De plus l'industrialisation croissante de la presse, son organisation monopolistique pose un problème qui n'est pas abordé de front par F. Bourgeron : dans quelle mesure une entreprise de presse indépendante n'est pas condamnée par avance par les modalités économiques qui lui sont imposées ?
! La convention des Nations unies sur la lutte contre la désertification (Cnuld) organise un concours international de dessins de presse (date de clôture, le 12 juin) doté de 1000 euros ; thème : "Désertification des terres et climat : l'Europe et le monde face aux ultimes frontières."

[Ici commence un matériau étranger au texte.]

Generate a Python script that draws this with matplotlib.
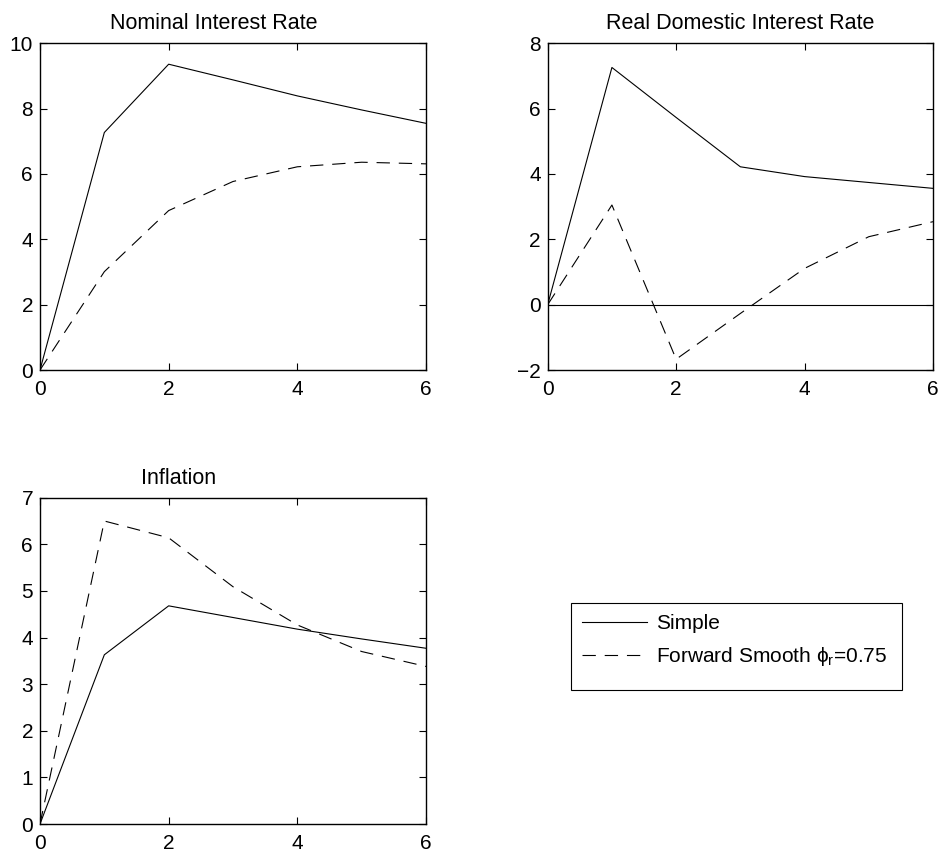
import matplotlib.pyplot as plt
from matplotlib.patches import Rectangle

plt.rcParams['font.family'] = ['Liberation Sans', 'DejaVu Sans']
plt.rcParams['mathtext.fontset'] = 'custom'
plt.rcParams['mathtext.rm'] = 'Liberation Sans'
plt.rcParams['mathtext.it'] = 'Liberation Sans'

periods = [0, 1, 2, 3, 4, 5, 6]

# Nominal interest rate
nominal_simple = [0, 7.27, 9.36, 8.88, 8.39, 7.96, 7.55]
nominal_smooth = [0, 3.01, 4.88, 5.77, 6.22, 6.36, 6.31]

# Real domestic interest rate
real_simple = [0, 7.26, 5.73, 4.22, 3.92, 3.74, 3.56]
real_smooth = [0, 3.05, -1.67, -0.27, 1.11, 2.08, 2.54]

# Inflation
infl_simple = [0, 3.63, 4.68, 4.43, 4.18, 3.97, 3.77]
infl_smooth = [0, 6.50, 6.14, 5.09, 4.27, 3.70, 3.38]

labels = ['Simple', r'Forward Smooth $\phi_r$=0.75']

W, H = 943, 857
fig = plt.figure(figsize=(W / 100, H / 100), dpi=100)


def box(x0, y0, x1, y1):
    return [x0 / W, 1 - y1 / H, (x1 - x0) / W, (y1 - y0) / H]


ax1 = fig.add_axes(box(40, 43.3, 426, 370))
ax2 = fig.add_axes(box(547.7, 43.3, 933, 370))
ax3 = fig.add_axes(box(40, 497.7, 426, 824))

dash = (12, 8)
panels = [
    (ax1, nominal_simple, nominal_smooth, 'Nominal Interest Rate', 0.451, (0, 10), range(0, 11, 2)),
    (ax2, real_simple, real_smooth, 'Real Domestic Interest Rate', 0.5, (-2, 8), range(-2, 9, 2)),
    (ax3, infl_simple, infl_smooth, 'Inflation', 0.358, (0, 7), range(0, 8)),
]

handles = None
for ax, simple, smooth, title, tx, ylim, yticks in panels:
    l1, = ax.plot(periods, simple, color='k', linewidth=0.8)
    l2, = ax.plot(periods, smooth, color='k', linewidth=0.8, dashes=dash)
    if handles is None:
        handles = [l1, l2]
    ax.set_xlim(0, 6)
    ax.set_ylim(*ylim)
    ax.set_xticks([0, 2, 4, 6])
    ax.set_yticks(list(yticks))
    ax.set_title(title, fontsize=15.5, x=tx, pad=10)
    ax.tick_params(direction='in', top=True, right=True, length=5, width=0.8,
                   labelsize=15)
    ax.tick_params(axis='x', pad=7)
    ax.tick_params(axis='y', pad=5)
    for s in ax.spines.values():
        s.set_linewidth(1.0)

ax2.axhline(0, color='k', linewidth=0.8)

leg = fig.legend(handles, labels, loc='upper left',
                 bbox_to_anchor=(571 / W, 1 - 603 / H), fontsize=15,
                 frameon=False, handlelength=3.1,
                 handletextpad=0.45, borderpad=0.55, labelspacing=0.55,
                 borderaxespad=0)

# MATLAB-style legend box
fig.patches.append(Rectangle((571 / W, 1 - 690 / H), 331 / W, 87 / H,
                             transform=fig.transFigure, fill=False,
                             edgecolor='k', linewidth=0.8))

fig.savefig('out.png', dpi=100)
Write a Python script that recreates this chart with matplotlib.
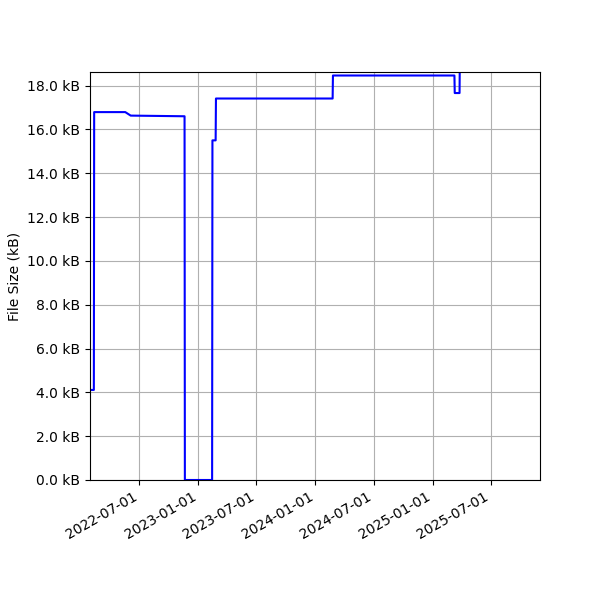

+ Dans "Le Journal des Présidents", recueil de caricatures de Cabu paru chez Michel Lafon, Philippe Val s'emploie à redorer l'image de de Gaulle écornée par les dessins de Cabu. Cabu, qui défendit son ami P. Val en raison de ses efforts pour maintenir "Charlie-Hebdo" à flots, aurait-il approuvé une telle réhabilitation ? Celle-ci n'est pas exclusive, puisqu'elle s'étend à N. Sarkozy.
Il n'est pas inutile de rappeler ici les explications du Pr Choron, qui imagina la fameuse "Une" antigaulliste qui valut à "Hara-Kiri" d'être censuré par le ministère de l'Intérieur. Cette "Une" ("Bal tragique à Colombey : 1 mort") n'était pas si antigaulliste, puisqu'il s'agissait avant tout de souligner la flagornerie des principaux éditorialistes de la presse française et la servilité de leur office. En effet, le décès dans sa retraite de Colombey-les-deux-Eglises de l'ex-chef de l'Etat constituait un non-événement.

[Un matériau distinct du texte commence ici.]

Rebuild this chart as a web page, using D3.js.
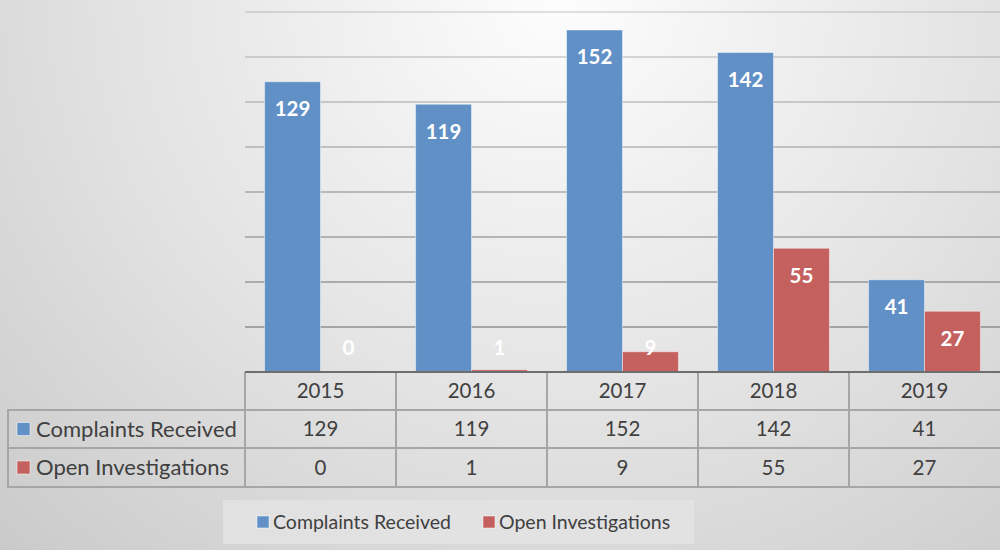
<!DOCTYPE html>
<html><head><meta charset="utf-8">
<script src="https://cdn.jsdelivr.net/npm/d3@7"></script>
<style>html,body{margin:0;padding:0;overflow:hidden}svg{display:block}</style>
</head><body>
<svg id="chart" width="1000" height="550"></svg>
<script>
const years = ["2015","2016","2017","2018","2019"];
const seriesNames = ["Complaints Received","Open Investigations"];
const complaints = [129,119,152,142,41];
const investigations = [0,1,9,55,27];
const yTicks = [0,20,40,60,80,100,120,140,160];
const colors = ["#6190c6","#c4605e"];

const svg = d3.select("#chart");
const W = 1000, H = 550;
const font = "Lato, 'Open Sans', sans-serif";

const defs = svg.append("defs");
const rg = defs.append("radialGradient").attr("id","bg")
  .attr("gradientUnits","userSpaceOnUse").attr("cx",560).attr("cy",0).attr("r",820)
  .attr("gradientTransform","translate(560,0) scale(1,0.95) translate(-560,0)");
rg.append("stop").attr("offset","0%").attr("stop-color","#fdfdfd");
rg.append("stop").attr("offset","55%").attr("stop-color","#e2e2e2");
rg.append("stop").attr("offset","100%").attr("stop-color","#c9c9c9");
svg.append("rect").attr("width",W).attr("height",H).attr("fill","url(#bg)");

const x0 = d3.scaleBand().domain(years).range([245,1000]);
const x1 = d3.scaleBand().domain(seriesNames).range([0,x0.bandwidth()]).paddingOuter(0.35);
const y = d3.scaleLinear().domain([0,160]).range([372,12]);

// gridlines
svg.append("g").selectAll("line").data(yTicks.filter(d=>d>0)).join("line")
  .attr("x1",245).attr("x2",1000).attr("y1",d=>y(d)).attr("y2",d=>y(d))
  .attr("stroke","#888").attr("stroke-opacity",d=>0.75 - d/160*0.5).attr("stroke-width",2);

const series = [complaints, investigations];
const data = [];
years.forEach((yr,i)=>series.forEach((s,j)=>data.push({yr, name:seriesNames[j], v:s[i], c:colors[j]})));

const bars = svg.append("g");
bars.selectAll("rect").data(data).join("rect")
  .attr("x",d=>x0(d.yr)+x1(d.name)).attr("width",x1.bandwidth())
  .attr("y",d=>y(d.v)).attr("height",d=>y(0)-y(d.v))
  .attr("fill",d=>d.c).attr("stroke","rgba(255,255,255,0.45)").attr("stroke-width",1);

bars.selectAll("text").data(data).join("text")
  .attr("x",d=>x0(d.yr)+x1(d.name)+x1.bandwidth()/2)
  .attr("y",d=>Math.min(y(d.v)+27, y(0)-24))
  .attr("dy","0.36em").attr("text-anchor","middle")
  .attr("font-family",font).attr("font-weight","bold").attr("font-size",20.5)
  .attr("fill","#fff").text(d=>d.v);

// data table
const rowY = [372,410,448,487];
const tbl = svg.append("g");
const lineC = "#a6a6a6";
[410,448,487].forEach(yy=>{
  tbl.append("line").attr("x1",8).attr("x2",1000).attr("y1",yy).attr("y2",yy).attr("stroke",lineC).attr("stroke-width",2);
});
tbl.append("line").attr("x1",8).attr("x2",8).attr("y1",409).attr("y2",488).attr("stroke",lineC).attr("stroke-width",2);
tbl.selectAll(".v").data(years).join("line")
  .attr("x1",d=>x0(d)).attr("x2",d=>x0(d)).attr("y1",372).attr("y2",488)
  .attr("stroke",lineC).attr("stroke-width",2);
// baseline
svg.append("line").attr("x1",245).attr("x2",1000).attr("y1",y(0)).attr("y2",y(0)).attr("stroke","#6e6e6e").attr("stroke-width",2);

// header
tbl.selectAll(".hdr").data(years).join("text")
  .attr("x",d=>x0(d)+x0.bandwidth()/2).attr("y",(rowY[0]+rowY[1])/2).attr("dy","0.36em")
  .attr("text-anchor","middle").attr("font-family",font).attr("font-size",20.5).attr("fill","#404040").text(d=>d);
series.forEach((s,j)=>{
  const cy = (rowY[j+1]+rowY[j+2])/2;
  tbl.append("rect").attr("x",17).attr("y",cy-6.5).attr("width",13).attr("height",13)
    .attr("fill",colors[j]).attr("stroke","rgba(255,255,255,0.5)");
  tbl.append("text").attr("x",36).attr("y",cy).attr("dy","0.36em")
    .attr("font-family",font).attr("font-size",22).attr("fill","#404040").text(seriesNames[j]);
  tbl.selectAll(null).data(s).join("text")
    .attr("x",(d,i)=>x0(years[i])+x0.bandwidth()/2).attr("y",cy).attr("dy","0.36em")
    .attr("text-anchor","middle").attr("font-family",font).attr("font-size",20.5).attr("fill","#404040").text(d=>d);
});

// legend
const lg = svg.append("g");
lg.append("rect").attr("x",223).attr("y",500).attr("width",471).attr("height",44).attr("fill","#e3e3e3").attr("fill-opacity",0.85);
const lx = [257,483];
seriesNames.forEach((n,j)=>{
  lg.append("rect").attr("x",lx[j]).attr("y",516).attr("width",12).attr("height",12)
    .attr("fill",colors[j]).attr("stroke","rgba(255,255,255,0.5)");
  lg.append("text").attr("x",lx[j]+16).attr("y",522).attr("dy","0.36em")
    .attr("font-family",font).attr("font-size",19.5).attr("fill","#404040").text(n);
});
</script>
</body></html>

La rupture entre le "Charlie-Hebdo" du Pr Choron et Cavanna et celui de Val et Cabu n'est donc pas tant au sujet du culte rendu à la figure paternaliste de de Gaulle qu'à propos de la presse française, méprisée par le Pr Choron et Cavanna, tandis que P. Val aspirait au contraire à la reconnaissance de ses pairs journalistes.
+ Les bibliophiles parisiens connaissent bien le square Georges Brassens à Paris (M°Vanves/Convention), où se tient un marché du livre ancien et d'occasion, suppléant les faibles stocks des libraires qui travaillent désormais à "flux tendu".
Waner, qui publie des dessins dans "Zébra" et "Siné-Mensuel", y vendra ses originaux en compagnie de quelques confrères (Pakman, Lardon...) les 17 et 18 juin prochains.